- _What you need to do_
Quote the listing below in its entirety, omitting every image.

- _Collected data_
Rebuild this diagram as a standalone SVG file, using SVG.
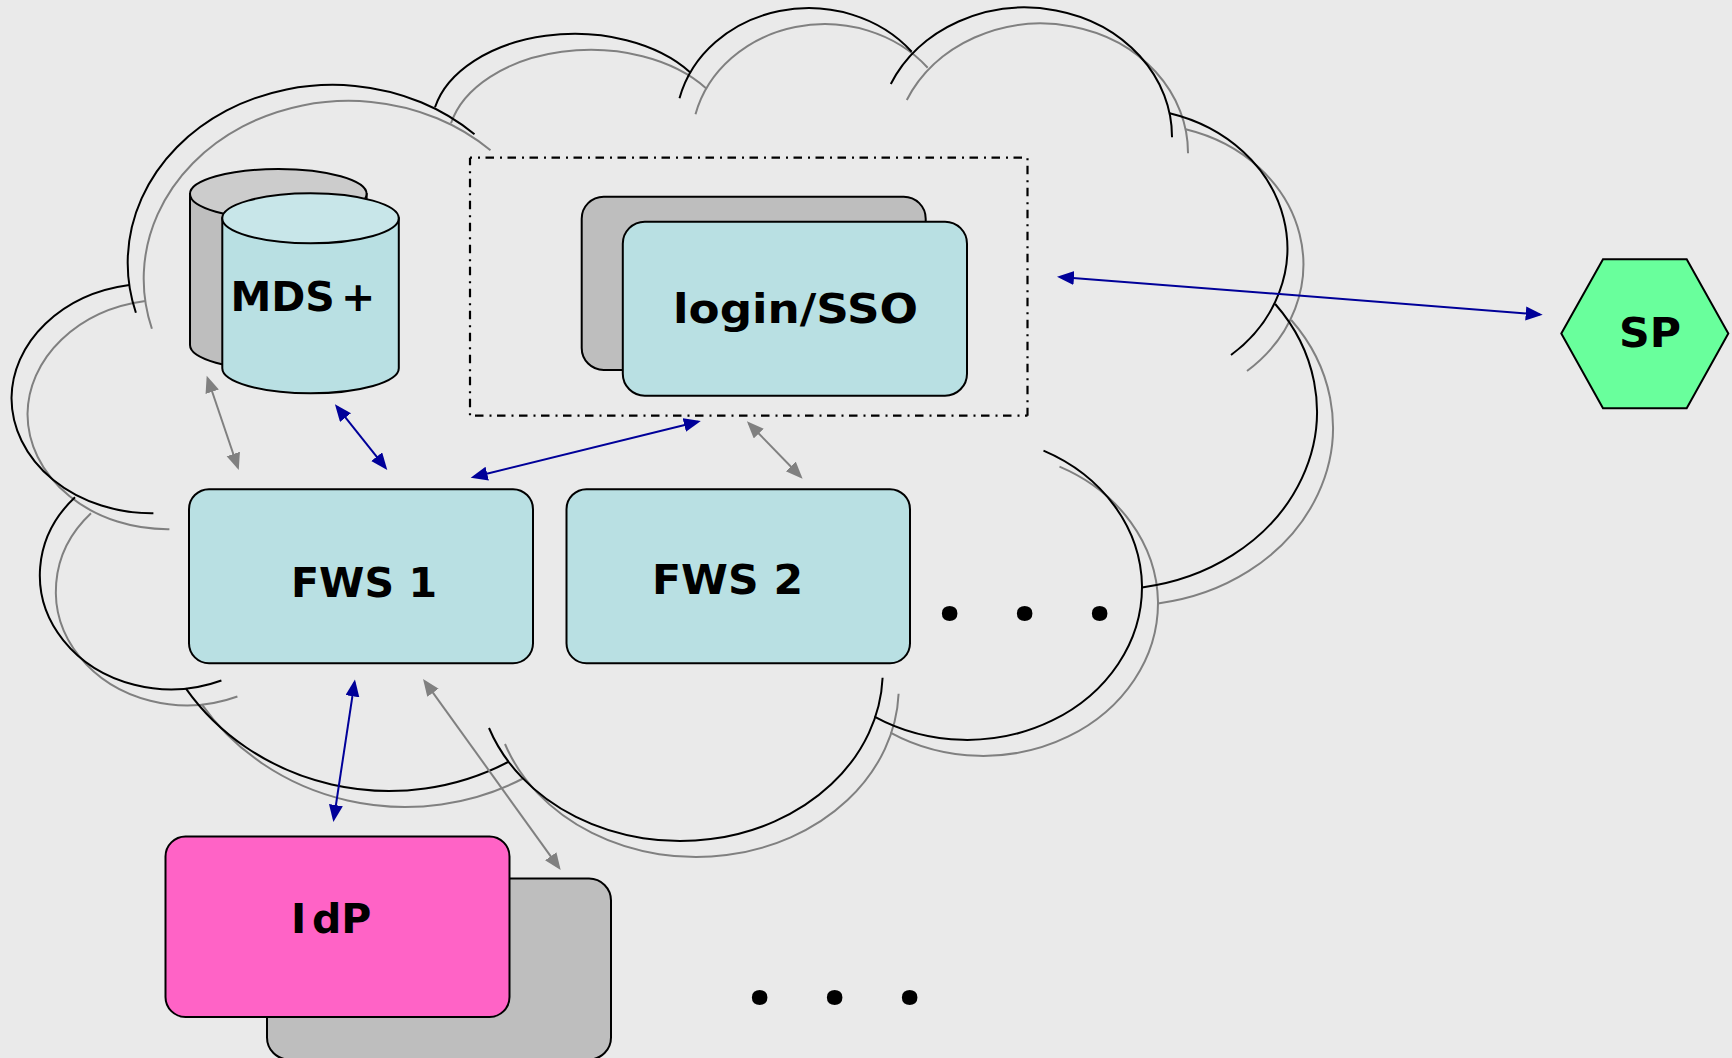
<svg xmlns="http://www.w3.org/2000/svg" width="1732" height="1058" viewBox="0 0 1732 1058">
<style>
.n{stroke:#000;stroke-width:2}
.teal{fill:#b9e0e3}
.back{fill:#bebebe}
.t{font-family:"DejaVu Sans",Verdana,sans-serif;font-weight:700;font-size:41px;fill:#000}
.dots{font-family:"Noto Sans",sans-serif;font-weight:700;font-size:90px;fill:#000}
.arc{fill:none;stroke-width:2}
.dash{fill:none;stroke:#000;stroke-width:2.2;stroke-dasharray:8.5 6 2 5.5}
.b{stroke:#000099;stroke-width:2;fill:none;marker-start:url(#hb);marker-end:url(#hb)}
.g{stroke:#808080;stroke-width:2;fill:none;marker-start:url(#hg);marker-end:url(#hg)}
</style>
<defs>
<marker id="hb" markerUnits="userSpaceOnUse" markerWidth="18" markerHeight="15" refX="14" refY="7" orient="auto-start-reverse"><path d="M0,0L17,7L0,14z" fill="#000099"/></marker>
<marker id="hg" markerUnits="userSpaceOnUse" markerWidth="18" markerHeight="15" refX="14" refY="7" orient="auto-start-reverse"><path d="M0,0L17,7L0,14z" fill="#808080"/></marker>
<g id="arcs" class="arc">
<path d="M135.9,312.7A205 178 0 0 1 474.5,134.3"/>
<path d="M435,107.3A143 93.6 0 0 1 690.6,72.7"/>
<path d="M679.5,98.3A133 118.4 0 0 1 911.7,51.7"/>
<path d="M890.8,84A147 129.2 0 0 1 1172,137.3"/>
<path d="M1169.6,113.3A160 140 0 0 1 1231,355"/>
<path d="M1275.2,304A206 178 0 0 1 1142,587.4"/>
<path d="M1043.5,450.6A175 153 0 0 1 1142,586A175 153 0 0 1 874.4,716.7"/>
<path d="M882.6,677.7A202.7 169.8 0 0 1 489,728"/>
<path d="M508,762A244 229 0 0 1 185.8,688.3"/>
<path d="M221.4,680.5A131 114.2 0 0 1 75,497.3"/>
<path d="M153.4,513.2A140 115.5 0 0 1 11.5,398A140 115.5 0 0 1 129.4,285"/>
</g>
</defs>
<rect width="1732" height="1058" fill="#eaeaea"/>
<g id="cloud">
<use href="#arcs" stroke="#808080" transform="translate(16,16)"/>
<use href="#arcs" stroke="#000"/>
</g>
<g id="group-box"><path class="dash" stroke-dashoffset="6.5" d="M470,157.7H1027.5V415.7"/><path class="dash" stroke-dashoffset="1" d="M470,157.7V415.7H1027.5"/></g>
<g id="mds-back"><path class="n back" d="M190,194V345A88.3 25 0 0 0 366.6,345V194z"/><ellipse class="n" cx="278.3" cy="194" rx="88.3" ry="25" fill="#cccccc"/></g>
<g id="mds"><path class="n teal" d="M222.3,218.3V368.3A88.25 25 0 0 0 398.8,368.3V218.3z"/><ellipse class="n" cx="310.5" cy="218.3" rx="88.25" ry="25" fill="#c8e6e9"/><text class="t" x="230.5" y="310.7">MDS<tspan x="341">+</tspan></text></g>
<g id="login-back"><rect class="n back" x="581.7" y="196.7" width="344" height="173.3" rx="22"/></g>
<g id="login"><rect class="n teal" x="622.8" y="221.7" width="344.2" height="174" rx="22"/><text class="t" x="673" y="323" textLength="245" lengthAdjust="spacingAndGlyphs">login/SSO</text></g>
<g id="fws1"><rect class="n teal" x="189" y="489.2" width="344" height="174" rx="20"/><text class="t" x="291" y="596.5" textLength="146" lengthAdjust="spacingAndGlyphs">FWS 1</text></g>
<g id="fws2"><rect class="n teal" x="566.5" y="489.2" width="343.5" height="174" rx="20"/><text class="t" x="652" y="593.7" textLength="151" lengthAdjust="spacingAndGlyphs">FWS 2</text></g>
<g id="idp-back"><rect class="n back" x="267" y="878.5" width="344" height="181" rx="22"/></g>
<g id="idp"><rect class="n" x="165.5" y="836.5" width="344" height="180.5" rx="20" fill="#ff63c6"/><text class="t" x="291" y="932.6">I<tspan x="312">dP</tspan></text></g>
<g id="sp"><polygon class="n" points="1561.3,333.5 1603,259.3 1686.7,259.3 1728.3,333.5 1686.7,408.3 1603,408.3" fill="#69ff9c"/><text class="t" x="1619" y="346.7" textLength="62" lengthAdjust="spacingAndGlyphs">SP</text></g>
<g id="more"><text class="dots" y="620" x="937 985 1012 1060 1087">. . .</text><text class="dots" y="1004" x="747 795 822 870 897">. . .</text></g>
<g id="connectors">
<path class="g" d="M207.7,378.5L237.8,467.2"/>
<path class="b" d="M336.8,406.6L385.4,467.7"/>
<path class="b" d="M473.6,477L697.9,421.7"/>
<path class="g" d="M749,423.5L800.5,476.5"/>
<path class="b" d="M1060,276.9L1539.7,314.5"/>
<path class="b" d="M354.5,682.4L333.8,819"/>
<path class="g" d="M424.8,681.4L558.9,867.6"/>
</g>
</svg>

- _Completed exercise_
Rebuild this diagram as a standalone SVG file, using SVG.
<svg xmlns="http://www.w3.org/2000/svg" width="1732" height="1058" viewBox="0 0 1732 1058">
<style>
.n{stroke:#000;stroke-width:2}
.teal{fill:#b9e0e3}
.back{fill:#bebebe}
.t{font-family:"DejaVu Sans",Verdana,sans-serif;font-weight:700;font-size:41px;fill:#000}
.dots{font-family:"Noto Sans",sans-serif;font-weight:700;font-size:90px;fill:#000}
.arc{fill:none;stroke-width:2}
.dash{fill:none;stroke:#000;stroke-width:2.2;stroke-dasharray:8.5 6 2 5.5}
.b{stroke:#000099;stroke-width:2;fill:none;marker-start:url(#hb);marker-end:url(#hb)}
.g{stroke:#808080;stroke-width:2;fill:none;marker-start:url(#hg);marker-end:url(#hg)}
</style>
<defs>
<marker id="hb" markerUnits="userSpaceOnUse" markerWidth="18" markerHeight="15" refX="14" refY="7" orient="auto-start-reverse"><path d="M0,0L17,7L0,14z" fill="#000099"/></marker>
<marker id="hg" markerUnits="userSpaceOnUse" markerWidth="18" markerHeight="15" refX="14" refY="7" orient="auto-start-reverse"><path d="M0,0L17,7L0,14z" fill="#808080"/></marker>
<g id="arcs" class="arc">
<path d="M135.9,312.7A205 178 0 0 1 474.5,134.3"/>
<path d="M435,107.3A143 93.6 0 0 1 690.6,72.7"/>
<path d="M679.5,98.3A133 118.4 0 0 1 911.7,51.7"/>
<path d="M890.8,84A147 129.2 0 0 1 1172,137.3"/>
<path d="M1169.6,113.3A160 140 0 0 1 1231,355"/>
<path d="M1275.2,304A206 178 0 0 1 1142,587.4"/>
<path d="M1043.5,450.6A175 153 0 0 1 1142,586A175 153 0 0 1 874.4,716.7"/>
<path d="M882.6,677.7A202.7 169.8 0 0 1 489,728"/>
<path d="M508,762A244 229 0 0 1 185.8,688.3"/>
<path d="M221.4,680.5A131 114.2 0 0 1 75,497.3"/>
<path d="M153.4,513.2A140 115.5 0 0 1 11.5,398A140 115.5 0 0 1 129.4,285"/>
</g>
</defs>
<rect width="1732" height="1058" fill="#eaeaea"/>
<g id="cloud">
<use href="#arcs" stroke="#808080" transform="translate(16,16)"/>
<use href="#arcs" stroke="#000"/>
</g>
<g id="group-box"><path class="dash" stroke-dashoffset="6.5" d="M470,157.7H1027.5V415.7"/><path class="dash" stroke-dashoffset="1" d="M470,157.7V415.7H1027.5"/></g>
<g id="mds-back"><path class="n back" d="M190,194V345A88.3 25 0 0 0 366.6,345V194z"/><ellipse class="n" cx="278.3" cy="194" rx="88.3" ry="25" fill="#cccccc"/></g>
<g id="mds"><path class="n teal" d="M222.3,218.3V368.3A88.25 25 0 0 0 398.8,368.3V218.3z"/><ellipse class="n" cx="310.5" cy="218.3" rx="88.25" ry="25" fill="#c8e6e9"/><text class="t" x="230.5" y="310.7">MDS<tspan x="341">+</tspan></text></g>
<g id="login-back"><rect class="n back" x="581.7" y="196.7" width="344" height="173.3" rx="22"/></g>
<g id="login"><rect class="n teal" x="622.8" y="221.7" width="344.2" height="174" rx="22"/><text class="t" x="673" y="323" textLength="245" lengthAdjust="spacingAndGlyphs">login/SSO</text></g>
<g id="fws1"><rect class="n teal" x="189" y="489.2" width="344" height="174" rx="20"/><text class="t" x="291" y="596.5" textLength="146" lengthAdjust="spacingAndGlyphs">FWS 1</text></g>
<g id="fws2"><rect class="n teal" x="566.5" y="489.2" width="343.5" height="174" rx="20"/><text class="t" x="652" y="593.7" textLength="151" lengthAdjust="spacingAndGlyphs">FWS 2</text></g>
<g id="idp-back"><rect class="n back" x="267" y="878.5" width="344" height="181" rx="22"/></g>
<g id="idp"><rect class="n" x="165.5" y="836.5" width="344" height="180.5" rx="20" fill="#ff63c6"/><text class="t" x="291" y="932.6">I<tspan x="312">dP</tspan></text></g>
<g id="sp"><polygon class="n" points="1561.3,333.5 1603,259.3 1686.7,259.3 1728.3,333.5 1686.7,408.3 1603,408.3" fill="#69ff9c"/><text class="t" x="1619" y="346.7" textLength="62" lengthAdjust="spacingAndGlyphs">SP</text></g>
<g id="more"><text class="dots" y="620" x="937 985 1012 1060 1087">. . .</text><text class="dots" y="1004" x="747 795 822 870 897">. . .</text></g>
<g id="connectors">
<path class="g" d="M207.7,378.5L237.8,467.2"/>
<path class="b" d="M336.8,406.6L385.4,467.7"/>
<path class="b" d="M473.6,477L697.9,421.7"/>
<path class="g" d="M749,423.5L800.5,476.5"/>
<path class="b" d="M1060,276.9L1539.7,314.5"/>
<path class="b" d="M354.5,682.4L333.8,819"/>
<path class="g" d="M424.8,681.4L558.9,867.6"/>
</g>
</svg>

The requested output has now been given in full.